» The request
Leave out the images; return the rest of the data exactly.

» Data provided
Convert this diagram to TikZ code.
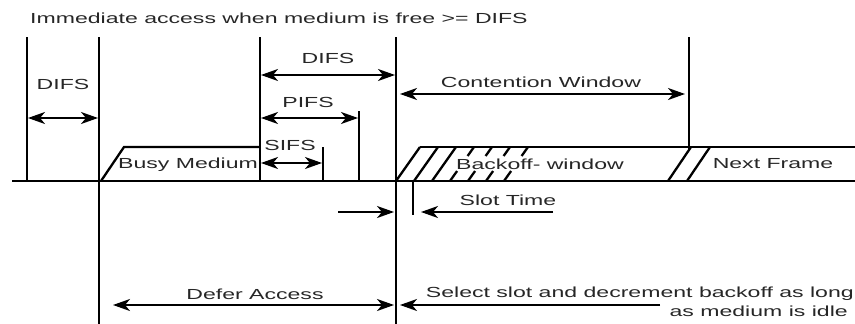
\documentclass[tikz,border=0pt]{standalone}
\usepackage{fontspec}
\setmainfont{Liberation Sans}[FakeStretch=1.58]
\usetikzlibrary{arrows.meta}
\begin{document}
\begin{tikzpicture}[x=1pt,y=-1pt,
  >={Stealth[length=17pt,width=12pt,inset=5pt]},
  vline/.style={line width=2.8pt},
  baseln/.style={line width=2.3pt},
  hatch/.style={line width=2.3pt},
  dimarrow/.style={line width=2pt},
  lbl/.style={font=\fontsize{14.6}{17}\selectfont, inner sep=0pt, text=black!85}]
\useasboundingbox (0,0) rectangle (855,324);

% key coordinates
\coordinate (v1t) at (27,37);  \coordinate (v1b) at (27,181);
\coordinate (v2t) at (99,37);  \coordinate (v2b) at (99,324);
\coordinate (v3t) at (260,37); \coordinate (v3b) at (260,181);
\coordinate (v4t) at (396,37); \coordinate (v4b) at (396,324);
\coordinate (v5t) at (689,37); \coordinate (v5b) at (689,150);
\coordinate (pifst) at (359,111); \coordinate (pifsb) at (359,181);
\coordinate (sifst) at (323,147); \coordinate (sifsb) at (323,181);
\coordinate (slott) at (413,181); \coordinate (slotb) at (413,215);

% baseline and frames
\draw[baseln] (12,181) -- (855,181);
\draw[baseln] (101,181) -- (124,147) -- (260,147);
\draw[baseln] (420,147) -- (855,147);

% vertical lines
\draw[vline] (v1t) -- (v1b);
\draw[vline] (v2t) -- (v2b);
\draw[vline] (v3t) -- (v3b);
\draw[vline] (v4t) -- (v4b);
\draw[vline] (v5t) -- (v5b);
\draw[vline] (pifst) -- (pifsb);
\draw[vline] (sifst) -- (sifsb);
\draw[vline] (slott) -- (slotb);

% backoff hatching
\foreach \k in {0,1,2}{
  \draw[hatch] ({396+18*\k},181) -- ({420+18*\k},147);
}
\foreach \k in {3,4,5,6}{
  \draw[hatch] ({396+18*\k},181) -- ({396+18*\k+7.1},171);
  \draw[hatch] ({396+18*\k+17.6},156) -- ({420+18*\k},147);
}
% next frame slashes
\draw[hatch] (668,181) -- (691,147);
\draw[hatch] (687,181) -- (710,147);

% labels
\node[lbl, anchor=west] (title) at (30,18) {Immediate access when medium is free >= DIFS};
\node[lbl] (difsl) at (63,84) {DIFS};
\node[lbl] (difst) at (328,58) {DIFS};
\node[lbl] (pifs) at (308,102) {PIFS};
\node[lbl] (sifs) at (290,145) {SIFS};
\node[lbl] (cw) at (541,82) {Contention Window};
\node[lbl] (busy) at (188,165) {Busy Medium};
\node[lbl] (backoff) at (540,164) {Backoff- window};
\node[lbl] (next) at (773,164) {Next Frame};
\node[lbl] (slot) at (508,200) {Slot Time};
\node[lbl] (defer) at (255,294) {Defer Access};
\node[lbl, anchor=east] (sel1) at (854,294) {Select slot and decrement backoff as long};
\node[lbl, anchor=east] (sel2) at (848,311) {as medium is idle};

% dimension arrows
\coordinate (a1l) at (28,118);  \coordinate (a1r) at (98,118);
\coordinate (a2l) at (261,75);  \coordinate (a2r) at (395,75);
\coordinate (a3l) at (261,118); \coordinate (a3r) at (358,118);
\coordinate (a4l) at (261,163); \coordinate (a4r) at (322,163);
\coordinate (a5l) at (400,94);  \coordinate (a5r) at (685,94);
\coordinate (a6l) at (338,212); \coordinate (a6r) at (394,212);
\coordinate (a7l) at (421,212); \coordinate (a7r) at (553,212);
\coordinate (a8l) at (113,305); \coordinate (a8r) at (394,305);
\coordinate (a9l) at (400,305); \coordinate (a9r) at (660,305);

\draw[dimarrow,<->] (a1l) -- (a1r);
\draw[dimarrow,<->] (a2l) -- (a2r);
\draw[dimarrow,<->] (a3l) -- (a3r);
\draw[dimarrow,<->] (a4l) -- (a4r);
\draw[dimarrow,<->] (a5l) -- (a5r);
\draw[dimarrow,->] (a6l) -- (a6r);
\draw[dimarrow,->] (a7r) -- (a7l);
\draw[dimarrow,<->] (a8l) -- (a8r);
\draw[dimarrow,->] (a9r) -- (a9l);
\end{tikzpicture}
\end{document}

» Response
Convert this diagram to TikZ code.
\documentclass[tikz,border=0pt]{standalone}
\usepackage{fontspec}
\setmainfont{Liberation Sans}[FakeStretch=1.58]
\usetikzlibrary{arrows.meta}
\begin{document}
\begin{tikzpicture}[x=1pt,y=-1pt,
  >={Stealth[length=17pt,width=12pt,inset=5pt]},
  vline/.style={line width=2.8pt},
  baseln/.style={line width=2.3pt},
  hatch/.style={line width=2.3pt},
  dimarrow/.style={line width=2pt},
  lbl/.style={font=\fontsize{14.6}{17}\selectfont, inner sep=0pt, text=black!85}]
\useasboundingbox (0,0) rectangle (855,324);

% key coordinates
\coordinate (v1t) at (27,37);  \coordinate (v1b) at (27,181);
\coordinate (v2t) at (99,37);  \coordinate (v2b) at (99,324);
\coordinate (v3t) at (260,37); \coordinate (v3b) at (260,181);
\coordinate (v4t) at (396,37); \coordinate (v4b) at (396,324);
\coordinate (v5t) at (689,37); \coordinate (v5b) at (689,150);
\coordinate (pifst) at (359,111); \coordinate (pifsb) at (359,181);
\coordinate (sifst) at (323,147); \coordinate (sifsb) at (323,181);
\coordinate (slott) at (413,181); \coordinate (slotb) at (413,215);

% baseline and frames
\draw[baseln] (12,181) -- (855,181);
\draw[baseln] (101,181) -- (124,147) -- (260,147);
\draw[baseln] (420,147) -- (855,147);

% vertical lines
\draw[vline] (v1t) -- (v1b);
\draw[vline] (v2t) -- (v2b);
\draw[vline] (v3t) -- (v3b);
\draw[vline] (v4t) -- (v4b);
\draw[vline] (v5t) -- (v5b);
\draw[vline] (pifst) -- (pifsb);
\draw[vline] (sifst) -- (sifsb);
\draw[vline] (slott) -- (slotb);

% backoff hatching
\foreach \k in {0,1,2}{
  \draw[hatch] ({396+18*\k},181) -- ({420+18*\k},147);
}
\foreach \k in {3,4,5,6}{
  \draw[hatch] ({396+18*\k},181) -- ({396+18*\k+7.1},171);
  \draw[hatch] ({396+18*\k+17.6},156) -- ({420+18*\k},147);
}
% next frame slashes
\draw[hatch] (668,181) -- (691,147);
\draw[hatch] (687,181) -- (710,147);

% labels
\node[lbl, anchor=west] (title) at (30,18) {Immediate access when medium is free >= DIFS};
\node[lbl] (difsl) at (63,84) {DIFS};
\node[lbl] (difst) at (328,58) {DIFS};
\node[lbl] (pifs) at (308,102) {PIFS};
\node[lbl] (sifs) at (290,145) {SIFS};
\node[lbl] (cw) at (541,82) {Contention Window};
\node[lbl] (busy) at (188,165) {Busy Medium};
\node[lbl] (backoff) at (540,164) {Backoff- window};
\node[lbl] (next) at (773,164) {Next Frame};
\node[lbl] (slot) at (508,200) {Slot Time};
\node[lbl] (defer) at (255,294) {Defer Access};
\node[lbl, anchor=east] (sel1) at (854,294) {Select slot and decrement backoff as long};
\node[lbl, anchor=east] (sel2) at (848,311) {as medium is idle};

% dimension arrows
\coordinate (a1l) at (28,118);  \coordinate (a1r) at (98,118);
\coordinate (a2l) at (261,75);  \coordinate (a2r) at (395,75);
\coordinate (a3l) at (261,118); \coordinate (a3r) at (358,118);
\coordinate (a4l) at (261,163); \coordinate (a4r) at (322,163);
\coordinate (a5l) at (400,94);  \coordinate (a5r) at (685,94);
\coordinate (a6l) at (338,212); \coordinate (a6r) at (394,212);
\coordinate (a7l) at (421,212); \coordinate (a7r) at (553,212);
\coordinate (a8l) at (113,305); \coordinate (a8r) at (394,305);
\coordinate (a9l) at (400,305); \coordinate (a9r) at (660,305);

\draw[dimarrow,<->] (a1l) -- (a1r);
\draw[dimarrow,<->] (a2l) -- (a2r);
\draw[dimarrow,<->] (a3l) -- (a3r);
\draw[dimarrow,<->] (a4l) -- (a4r);
\draw[dimarrow,<->] (a5l) -- (a5r);
\draw[dimarrow,->] (a6l) -- (a6r);
\draw[dimarrow,->] (a7r) -- (a7l);
\draw[dimarrow,<->] (a8l) -- (a8r);
\draw[dimarrow,->] (a9r) -- (a9l);
\end{tikzpicture}
\end{document}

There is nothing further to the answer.